Camino de Vazis mi estómago empieza a gruñir, y caigo en la cuenta de que he pasado de la convalecencia al trabajo sin formalizar oficialmente mi regreso. En la calle Aristotelus paso por un puesto de suvlakis y pido dos, completos y con pita. Como de pie, inclinado hacia delante para no mancharme con las salsas, y al fin me siento totalmente reincorporado a la vida laboral. No me preocupa particularmente que mi aliento huela a ajo cuando hable con los constructores.
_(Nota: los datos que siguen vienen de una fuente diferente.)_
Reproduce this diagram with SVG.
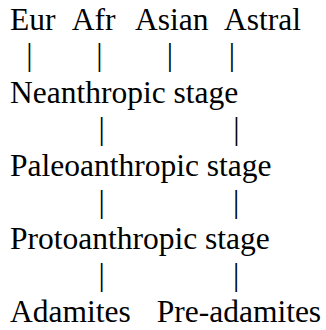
<svg xmlns="http://www.w3.org/2000/svg" width="326" height="330" viewBox="0 0 326 330">
<style>
text{font-family:"Liberation Serif","Times New Roman",serif;font-size:31.5px;fill:#000}
.p{text-anchor:middle}
</style>
<rect width="326" height="330" fill="#fff"/>
<g id="eur"><text x="10" y="29.7">Eur</text></g>
<g id="afr"><text x="71.7" y="29.7">Afr</text></g>
<g id="asian"><text x="135" y="29.7">Asian</text></g>
<g id="astral"><text x="224" y="29.7">Astral</text></g>
<g id="neanthropic"><text x="10" y="103.3">Neanthropic stage</text></g>
<g id="paleoanthropic"><text x="10" y="176">Paleoanthropic stage</text></g>
<g id="protoanthropic"><text x="10" y="249.3">Protoanthropic stage</text></g>
<g id="adamites"><text x="10" y="322">Adamites</text></g>
<g id="preadamites"><text x="156.7" y="322">Pre-adamites</text></g>
<g id="connectors">
<text class="p" x="29.3" y="64.5">|</text>
<text class="p" x="99.3" y="64.5">|</text>
<text class="p" x="170" y="64.5">|</text>
<text class="p" x="232" y="64.5">|</text>
<text class="p" x="101.7" y="138.5">|</text>
<text class="p" x="236.5" y="138.5">|</text>
<text class="p" x="101.7" y="211.5">|</text>
<text class="p" x="236.2" y="211.5">|</text>
<text class="p" x="101.7" y="284.5">|</text>
<text class="p" x="236.2" y="284.5">|</text>
</g>
</svg>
Los autobuses para Tracios y Macedonios salen, efectivamente, de la plaza Vazis, pero el que está estacionado delante de la parada tiene las puertas y las ventanillas cerradas. El conductor charla animadamente con el jefe de estación, y no nos prestan la menor atención.

– ¿Falta mucho para que salga? -pregunta una mujer mayor al conductor.

– Esperen, vendrá otro -barbota él, cortante.

El otro autobús aparece veinte minutos más tarde, cuando hay cincuenta pasajeros esperando en la cola. Me alegro de no haber olvidado todas las técnicas antidisturbios que aprendí en la academia, pues me resultan útiles para acceder al vehículo y a un asiento.

El autobús arranca pero se detiene cada veinte metros a causa de los semáforos y los atascos. Por no hablar de las paradas para recoger y descargar pasajeros. A la altura del Molino Rojo, los párpados se me cierran y me quedo dormido. Percibo confusamente, como un zumbido, las voces de la gente que me rodea, y sueño que me encuentro de nuevo en la cama del hospital, dolorido, enchufado y con mascarilla de oxígeno. Abro los ojos y vislumbro a Adrianí, agachada sobre mí. «¿Por qué me habré casado contigo? -espeta enfurecida-. ¡No me has dado más que angustias y amarguras! Ni que fueras nadie importante. ¡Un poli! ¡Menuda ganga!»

Me despierta un frenazo brusco y no sé dónde estoy.

– ¿Hemos llegado? -pregunto al de al lado, como si él supiera adonde me dirijo.

– La siguiente parada es la última -me indica, y suspiro con alivio.

No sé dónde está exactamente la Villa Olímpica, así que tomo un taxi para ahorrarme la búsqueda.

– ¿Adónde? -farfulla el conductor cuando me siento a su lado.

– A la Villa Olímpica.

Frena tan bruscamente como había arrancado y me abre la puerta.

– Ni hablar -dice-. Acabo de volver de allí. Casi me dejo el chasis en los baches y los escombros. Búscate a otro. Yo ya he pasado por el aro.

Es el tercer taxi el que me deja, finalmente, en los límites de la Villa Olímpica con el mundo exterior. De cerca, presenta un aspecto menos maquillado que en los folletos del Organismo de Viviendas Sociales que animan a participar en el sorteo de uno de los pisos que albergarán a diez mil atenienses cuando terminen los Juegos Olímpicos. Cuando Adrianí hojeó el folleto sus ojos relampaguearon, pero le corté las alas enseguida. En primer lugar, porque yo no resistiría la pesadilla cotidiana de conducir desde Tracios y Macedonios hasta Ambelókipi y viceversa y, en segundo lugar, porque la administración griega está en deuda con más de diez mil pardillos que han picado, y nosotros nos quedaríamos con las ganas. Visto el panorama de cerca, tengo que dar la razón al taxista. Más de la mitad de las viviendas se encuentran en estado embrionario, y las calles brillan por su ausencia. Es el imperio de los baches, los cascotes y las excavaciones.

Pregunto a un camionero por las oficinas de la constructora Erige S.A. Señala unas casas tricolor a unos cien metros de distancia, con los cantos pintados de ocre, las paredes, de rosa y los balcones, de añil.

Las oficinas de la obra están en una caravana, detrás de los edificios. Entro sin llamar y me topo con dos hombres, un joven que debe rondar los treinta, sentado tras uno de los dos escritorios, y otro, de unos cuarenta y cinco, de pie; ambos discuten acaloradamente. Reparan en mi presencia pero no me hacen el menor caso. Seguramente me confunden con algún proveedor que viene a venderles ladrillos o cemento armado, y me dejan esperando.

– No me cargarás con el muerto a mí -espeta el cuarentón al joven-. No soy yo quien elige a los obreros, sino vosotros. Yo empleo a los que me mandáis.

– ¿No puedes dedicarte un par de días a la zona tres? -pregunta el otro en tono conciliador.